Are ETFs Shifting Back to Passive Investing?

Morningstar’s ETF expert, Scott Burns, sees a long-term shift to passive investing, but “managed solutions” packaging ETFs will also grow rapidly. 

The market plunge in 2008 was much harder to explain to investors in active-managed funds, says Burns, who directs ETF, Closed-End and Alternative Fund Research for Morningstar. As a result, many planners are switching to passive investments, especially exchange-traded funds. The move is part of an overall shift to fee-based planning practices, which he says, involve less hand-holding.

“Even during the massive outflows in 2008, passive investments still had inflows, both in stocks and bonds, “ Burns told Financial Planning.
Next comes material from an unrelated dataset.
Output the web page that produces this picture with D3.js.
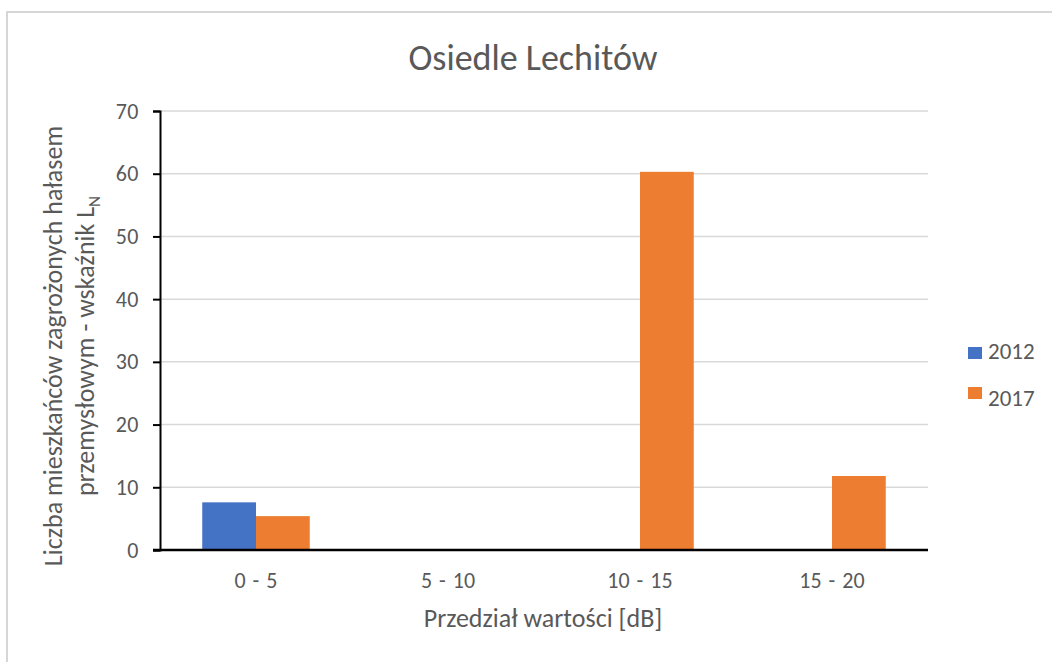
<!DOCTYPE html>
<html><head><meta charset="utf-8">
<script src="https://cdn.jsdelivr.net/npm/d3@7/dist/d3.min.js"></script>
<style>body{margin:0;background:#fff}svg{display:block}</style>
</head><body>
<svg id="c" width="1052" height="662"></svg>
<script>
const categories = ["0 - 5", "5 - 10", "10 - 15", "15 - 20"];
const seriesNames = ["2012", "2017"];
const values2012 = [7.6, 0, 0, 0];
const values2017 = [5.4, 0, 60.3, 11.8];
const yTicks = [0, 10, 20, 30, 40, 50, 60, 70];
const colors = ["#4472C4", "#ED7D31"];

const font = "Carlito, Calibri, 'Open Sans', sans-serif";
const txt = "#595959";
const svg = d3.select("#c");

// frame (top and left edges visible)
svg.append("line").attr("x1", 6.5).attr("x2", 1052).attr("y1", 12).attr("y2", 12)
  .attr("stroke", "#d6d6d6").attr("stroke-width", 2);
svg.append("line").attr("x1", 7).attr("x2", 7).attr("y1", 11).attr("y2", 662)
  .attr("stroke", "#d6d6d6").attr("stroke-width", 2);

const L = 160, R = 928, T = 111, B = 550;
const x0 = d3.scaleBand().domain(categories).range([L, R]).paddingInner(0.44).paddingOuter(0.22);
const x1 = d3.scaleBand().domain(seriesNames).range([0, x0.bandwidth()]);
const y = d3.scaleLinear().domain([0, 70]).range([B, T]);

// gridlines
svg.append("g").selectAll("line").data(yTicks.filter(d => d > 0)).join("line")
  .attr("x1", L).attr("x2", R).attr("y1", d => y(d)).attr("y2", d => y(d))
  .attr("stroke", "#d9d9d9").attr("stroke-width", 1.5);

const data = [values2012, values2017];
seriesNames.forEach((s, i) => {
  svg.append("g").selectAll("rect").data(categories).join("rect")
    .attr("x", c => x0(c) + x1(s))
    .attr("y", (c, j) => y(data[i][j]))
    .attr("width", x1.bandwidth())
    .attr("height", (c, j) => B - y(data[i][j]))
    .attr("fill", colors[i]);
});

// y axis
const yAxis = svg.append("g").attr("transform", `translate(${L},0)`)
  .call(d3.axisLeft(y).tickValues(yTicks).tickSize(7).tickPadding(14));
yAxis.select(".domain").attr("stroke", "#000").attr("stroke-width", 2);
yAxis.selectAll(".tick line").attr("stroke", "#000").attr("stroke-width", 2);
yAxis.selectAll("text").attr("fill", txt).style("font-family", font).style("font-size", "22px")
  .style("letter-spacing", "0.5px");

// x axis
svg.append("line").attr("x1", L - 7).attr("x2", R).attr("y1", B).attr("y2", B)
  .attr("stroke", "#000").attr("stroke-width", 2.5);
svg.append("g").selectAll("text").data(categories).join("text")
  .attr("x", c => x0(c) + x0.bandwidth() / 2).attr("y", 588)
  .attr("text-anchor", "middle").attr("fill", txt)
  .style("font-family", font).style("font-size", "22px").style("word-spacing", "2px").text(c => c);

// title
svg.append("text").attr("x", 533).attr("y", 70).attr("text-anchor", "middle")
  .attr("fill", txt).style("font-family", font).style("font-size", "36px").text("Osiedle Lechitów");

// x title
svg.append("text").attr("x", 543).attr("y", 627).attr("text-anchor", "middle")
  .attr("fill", txt).style("font-family", font).style("font-size", "26px").text("Przedział wartości [dB]");

// y title
const yt = svg.append("text").attr("transform", "translate(0,346) rotate(-90)")
  .attr("text-anchor", "middle").attr("fill", txt)
  .style("font-family", font).style("font-size", "26px");
yt.append("tspan").attr("x", 0).attr("y", 62).text("Liczba mieszkańców zagrożonych hałasem");
const t2 = yt.append("tspan").attr("x", 0).attr("y", 94);
t2.append("tspan").text("przemysłowym - wskaźnik L");
t2.append("tspan").attr("dy", 6).style("font-size", "17px").text("N");

// legend
const lg = svg.append("g");
seriesNames.forEach((s, i) => {
  const base = 359 + i * 47;
  lg.append("rect").attr("x", 968).attr("y", base - 12 - i * 7).attr("width", 14).attr("height", 12).attr("fill", colors[i]);
  lg.append("text").attr("x", 988).attr("y", base).attr("fill", txt)
    .style("font-family", font).style("font-size", "23px").text(s);
});
</script>
</body></html>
Passive investors kept investing and rebalanced their portfolios to maintain their allocations. “The big panic came with investors who had been sold on an active manager,” he said. “Even if you did better than the benchmark, the investor didn’t expect to ever have a losing year.”
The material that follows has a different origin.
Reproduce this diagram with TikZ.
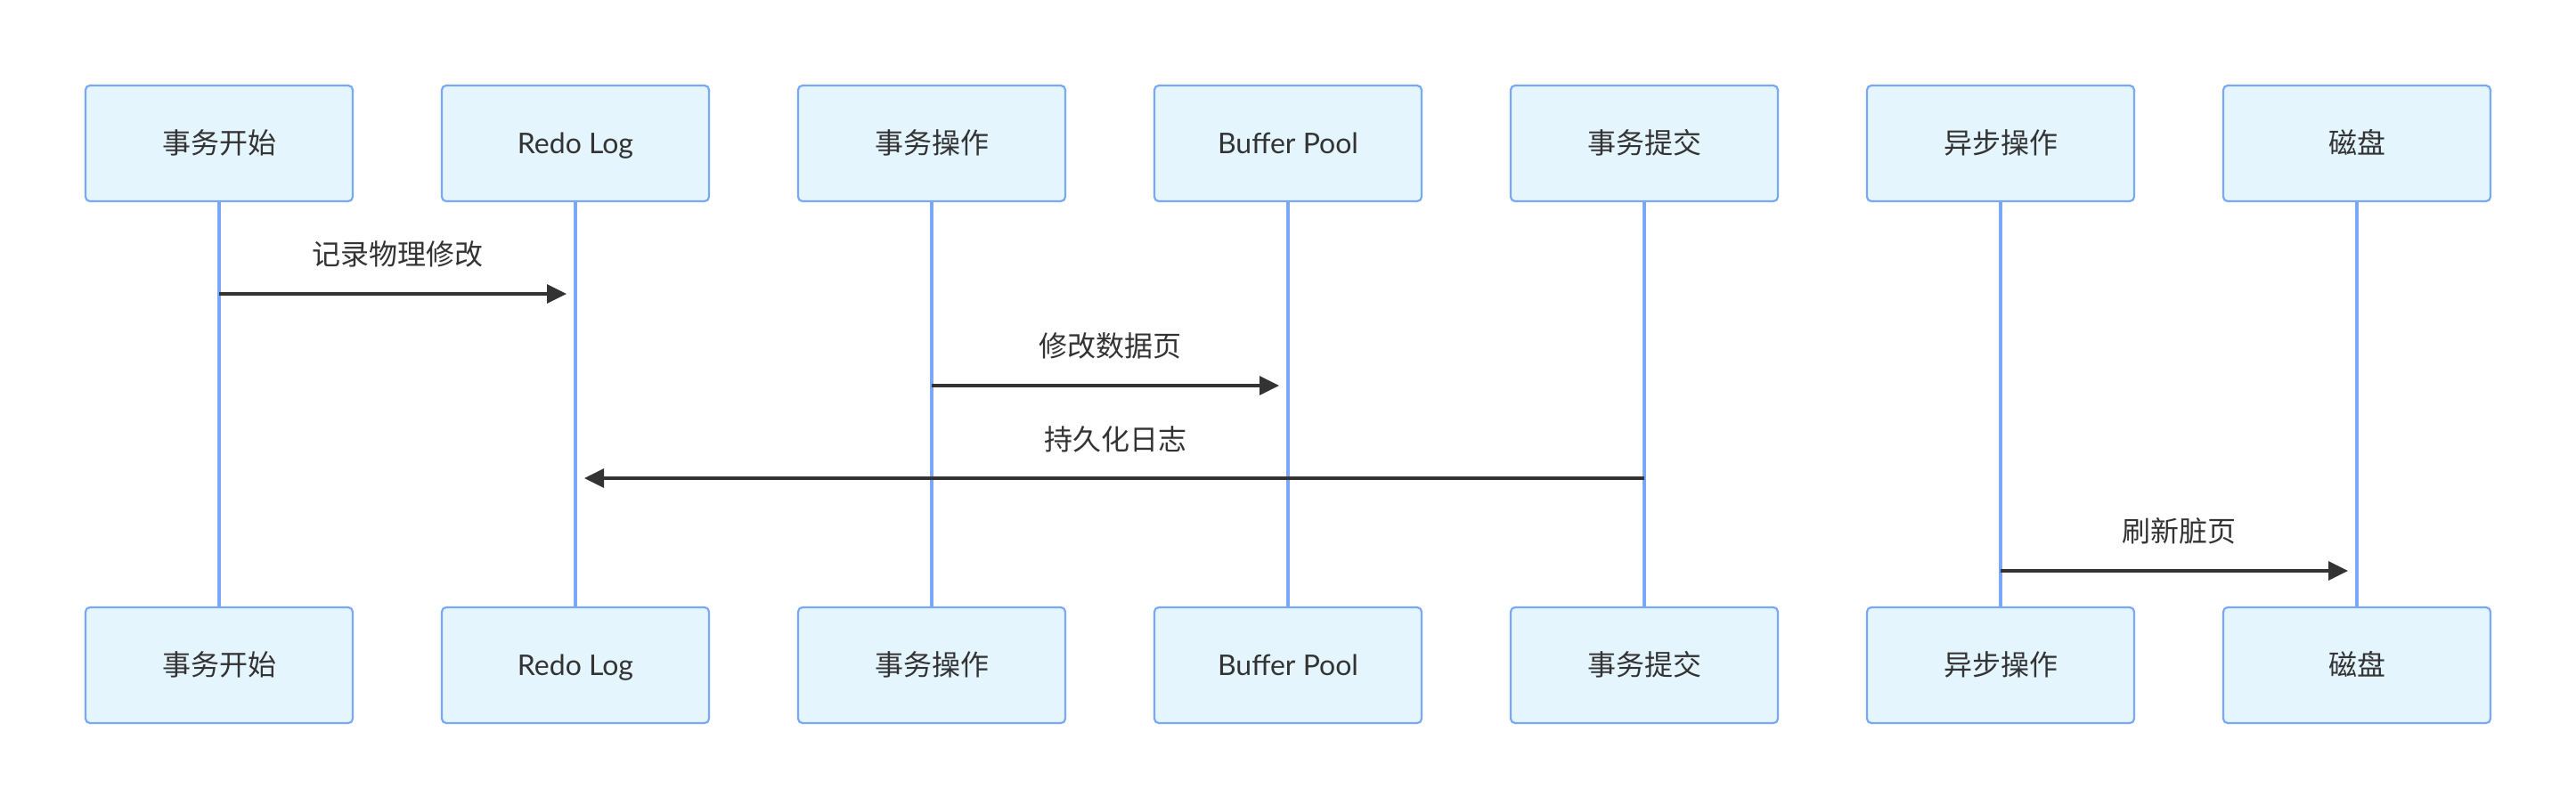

Total U.S. investments in ETFs are approaching a trillion—about 10% of the total investment in mutual funds--and are greater globally. In their first decade, from 1994 to 2004, ETFs became a favorite for institutional investors. Between 2004 and 2006, they began attracting individual investors and advisors both for trading and for buy-and-hold strategies.  Today, ETFs account for 38-45% of the trading volume of the New York Stock Exchange and the major players—the SPDER (S&P 500), QQQ (Nasdaq 100), EEM (Ishares emerging markets)--are “more heavily traded than anything on the planet,” he said. Its now possible to trade ETFs for free at Vanguard and Schwab, and the lower fees make it possible to use ETF for dollar-cost-averaging approaches involving small amounts.  ETFs don’t carry sales loads and without a 12b1 fee, save another 20 basis points over a mutual fund.

ETFs offer the easy diversification, low expenses and tax efficiency of index mutual funds, along with the attractions of ordinary stock—the possibility of setting limit orders, short-selling or using options.

Although most ETFs are passive, there is a “nascent” move toward actively managed ETFs and rapid growth in “managed ETF solutions” with tactical structures that allow managers to pick up on momentum. “This will be the fastest growing area,” for ETFs, Burns said, predicting that in five to ten years the majority of advisors offering ETFs to their clients will use a “turn-key ETF solution.”  The strategies are getting good results in the academic literature, Burns said.

Will ETFs kill mutual fund companies? No, says Burns, because major mutual fund companies like Vanguard also provide ETFs. Some mutual fund companies that haven’t gone into ETFs are T. Rowe Price, Templeton and American Funds. Fidelity has been committed to active investing, but offers Ishares ETFs to its brokers.